INFORMATION SUPPLIED:
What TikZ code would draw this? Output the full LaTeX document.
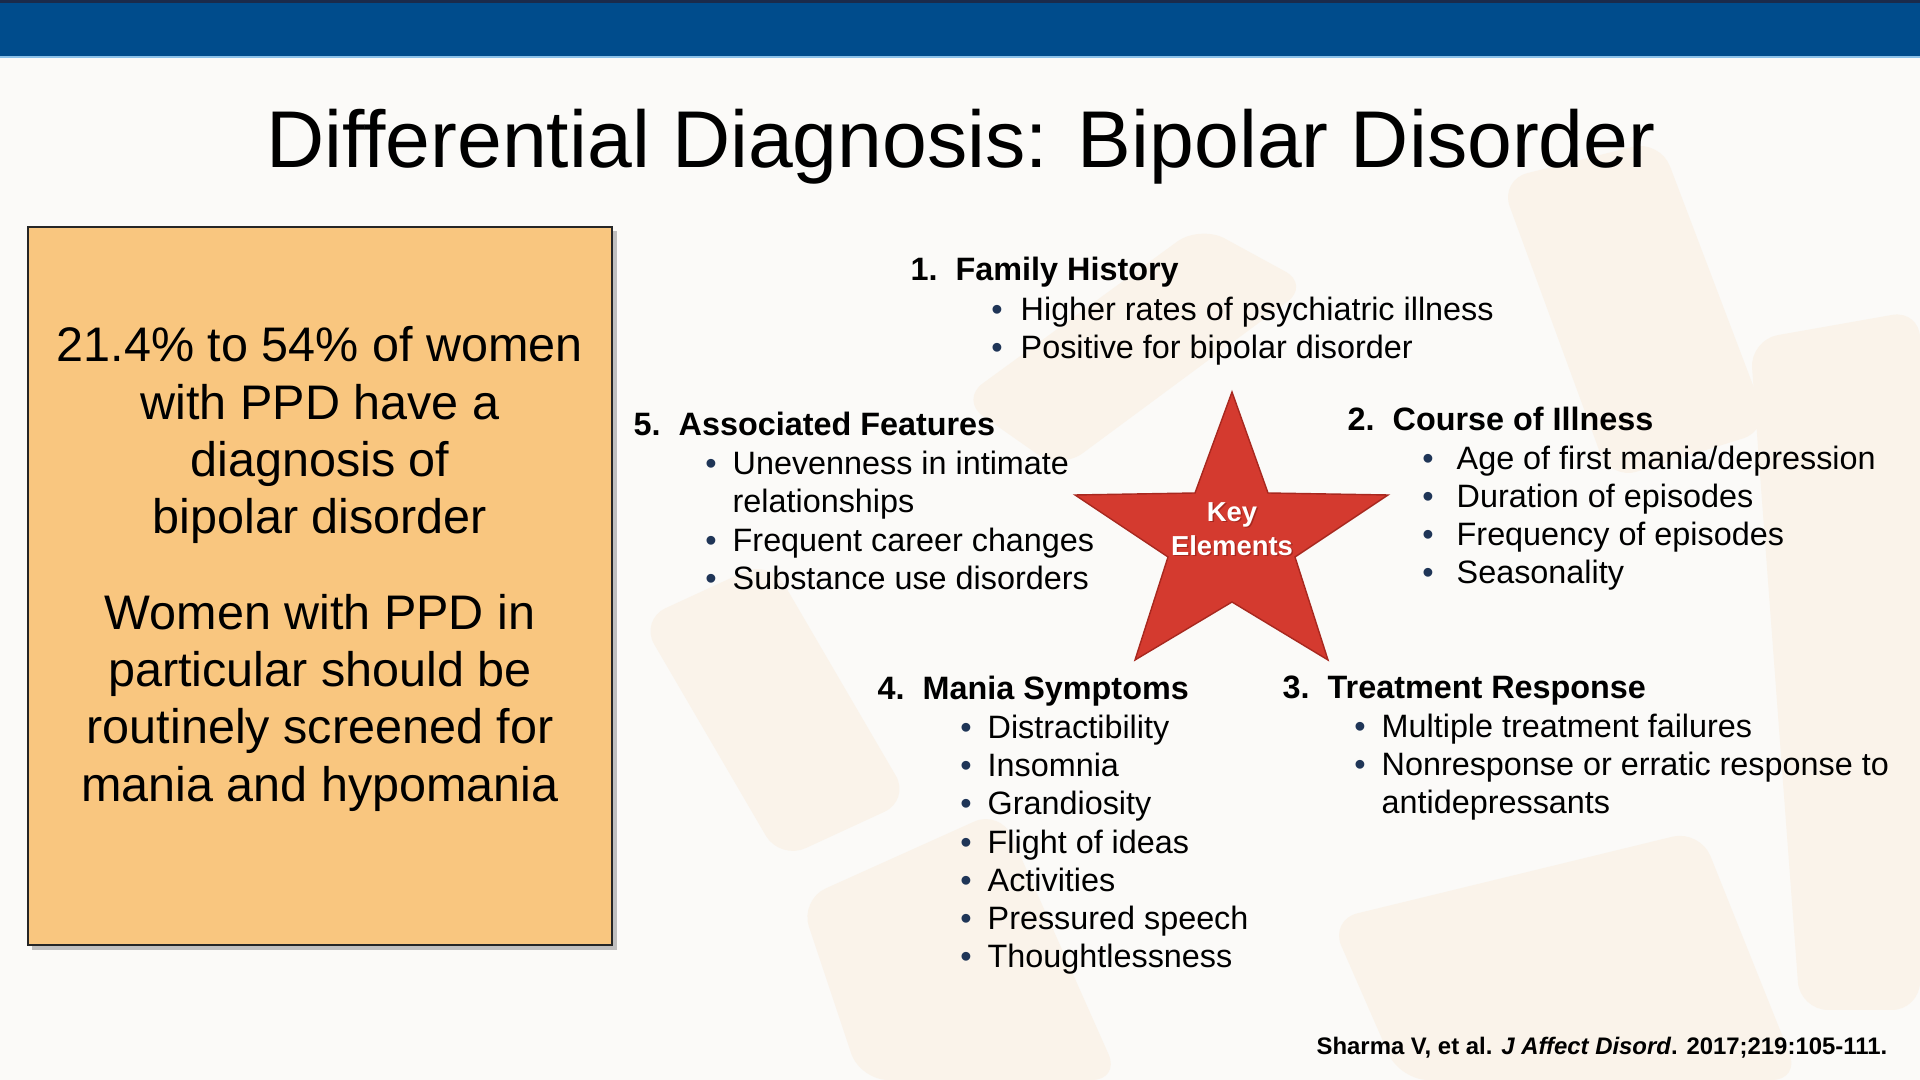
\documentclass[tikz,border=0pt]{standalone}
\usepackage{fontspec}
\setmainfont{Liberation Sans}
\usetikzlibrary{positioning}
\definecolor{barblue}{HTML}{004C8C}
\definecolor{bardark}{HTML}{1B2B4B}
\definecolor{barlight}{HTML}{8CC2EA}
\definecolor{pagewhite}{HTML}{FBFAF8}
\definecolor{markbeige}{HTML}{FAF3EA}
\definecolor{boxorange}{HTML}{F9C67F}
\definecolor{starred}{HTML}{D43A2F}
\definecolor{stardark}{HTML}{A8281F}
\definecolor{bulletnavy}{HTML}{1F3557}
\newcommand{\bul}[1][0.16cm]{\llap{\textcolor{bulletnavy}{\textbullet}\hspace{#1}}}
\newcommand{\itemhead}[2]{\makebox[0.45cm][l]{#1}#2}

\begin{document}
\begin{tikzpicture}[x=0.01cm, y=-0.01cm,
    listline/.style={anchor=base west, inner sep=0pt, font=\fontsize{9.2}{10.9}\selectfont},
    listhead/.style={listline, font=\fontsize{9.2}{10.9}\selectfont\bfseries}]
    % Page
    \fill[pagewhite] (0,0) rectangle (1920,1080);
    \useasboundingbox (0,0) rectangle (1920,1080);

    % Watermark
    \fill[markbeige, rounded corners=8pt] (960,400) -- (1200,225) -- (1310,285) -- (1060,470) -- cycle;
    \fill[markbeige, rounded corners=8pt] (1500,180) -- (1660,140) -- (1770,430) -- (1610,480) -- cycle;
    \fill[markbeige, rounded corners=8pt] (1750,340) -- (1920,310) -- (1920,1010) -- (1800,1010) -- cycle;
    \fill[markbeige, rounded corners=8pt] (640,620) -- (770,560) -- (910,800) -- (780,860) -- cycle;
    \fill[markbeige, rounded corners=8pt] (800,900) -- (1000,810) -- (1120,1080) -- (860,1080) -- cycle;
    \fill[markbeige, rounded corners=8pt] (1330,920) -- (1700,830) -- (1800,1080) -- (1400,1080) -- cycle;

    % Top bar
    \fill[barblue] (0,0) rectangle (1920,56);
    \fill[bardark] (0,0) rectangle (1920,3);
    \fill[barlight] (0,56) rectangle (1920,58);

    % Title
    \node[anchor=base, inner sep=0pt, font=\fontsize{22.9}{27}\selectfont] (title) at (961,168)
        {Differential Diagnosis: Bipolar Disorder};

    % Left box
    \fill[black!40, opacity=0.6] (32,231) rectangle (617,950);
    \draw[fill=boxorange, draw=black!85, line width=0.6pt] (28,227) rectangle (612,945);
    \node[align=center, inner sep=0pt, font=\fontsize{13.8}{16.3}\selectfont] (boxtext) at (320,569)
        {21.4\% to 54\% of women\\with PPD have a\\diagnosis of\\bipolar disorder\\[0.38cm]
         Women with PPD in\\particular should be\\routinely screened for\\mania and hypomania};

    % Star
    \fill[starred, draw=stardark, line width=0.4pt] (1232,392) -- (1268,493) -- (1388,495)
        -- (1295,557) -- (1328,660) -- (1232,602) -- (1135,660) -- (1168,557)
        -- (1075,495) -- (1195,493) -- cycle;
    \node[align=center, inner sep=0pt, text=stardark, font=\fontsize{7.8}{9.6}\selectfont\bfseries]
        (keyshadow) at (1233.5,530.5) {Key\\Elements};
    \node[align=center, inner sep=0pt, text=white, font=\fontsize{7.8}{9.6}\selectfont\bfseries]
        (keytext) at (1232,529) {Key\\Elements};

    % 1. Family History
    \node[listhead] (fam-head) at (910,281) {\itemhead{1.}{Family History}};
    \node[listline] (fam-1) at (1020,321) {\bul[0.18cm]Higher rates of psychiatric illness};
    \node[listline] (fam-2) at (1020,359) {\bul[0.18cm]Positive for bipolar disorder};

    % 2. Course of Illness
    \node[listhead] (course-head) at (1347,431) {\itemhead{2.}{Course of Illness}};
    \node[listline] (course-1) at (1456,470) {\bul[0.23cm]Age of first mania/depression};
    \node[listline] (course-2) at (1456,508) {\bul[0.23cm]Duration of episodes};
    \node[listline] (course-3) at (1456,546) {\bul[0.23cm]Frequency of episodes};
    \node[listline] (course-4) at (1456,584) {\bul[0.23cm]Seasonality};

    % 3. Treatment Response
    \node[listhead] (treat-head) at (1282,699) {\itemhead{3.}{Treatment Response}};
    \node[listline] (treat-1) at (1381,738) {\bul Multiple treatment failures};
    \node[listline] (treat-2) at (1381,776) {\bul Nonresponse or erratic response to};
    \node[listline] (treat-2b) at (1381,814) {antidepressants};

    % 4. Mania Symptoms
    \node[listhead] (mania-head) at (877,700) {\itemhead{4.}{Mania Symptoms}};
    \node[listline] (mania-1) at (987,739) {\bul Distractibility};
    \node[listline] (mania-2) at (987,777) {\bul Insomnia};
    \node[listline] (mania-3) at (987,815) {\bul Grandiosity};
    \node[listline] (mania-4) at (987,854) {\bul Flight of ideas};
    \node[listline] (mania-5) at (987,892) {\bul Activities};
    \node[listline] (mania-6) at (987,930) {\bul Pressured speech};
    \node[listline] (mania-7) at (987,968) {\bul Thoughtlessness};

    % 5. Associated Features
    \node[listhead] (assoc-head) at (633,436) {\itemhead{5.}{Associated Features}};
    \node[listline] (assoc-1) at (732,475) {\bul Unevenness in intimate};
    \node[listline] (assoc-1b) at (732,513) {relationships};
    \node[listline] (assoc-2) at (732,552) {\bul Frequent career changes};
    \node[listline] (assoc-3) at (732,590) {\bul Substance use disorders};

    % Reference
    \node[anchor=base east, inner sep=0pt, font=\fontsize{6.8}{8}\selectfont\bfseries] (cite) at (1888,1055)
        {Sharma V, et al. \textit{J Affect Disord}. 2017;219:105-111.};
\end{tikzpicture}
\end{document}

GOAL OF THE EXERCISE:
Tally the lines of the data that contain the string "draw" and report the total alone.

WORKED SOLUTION:
3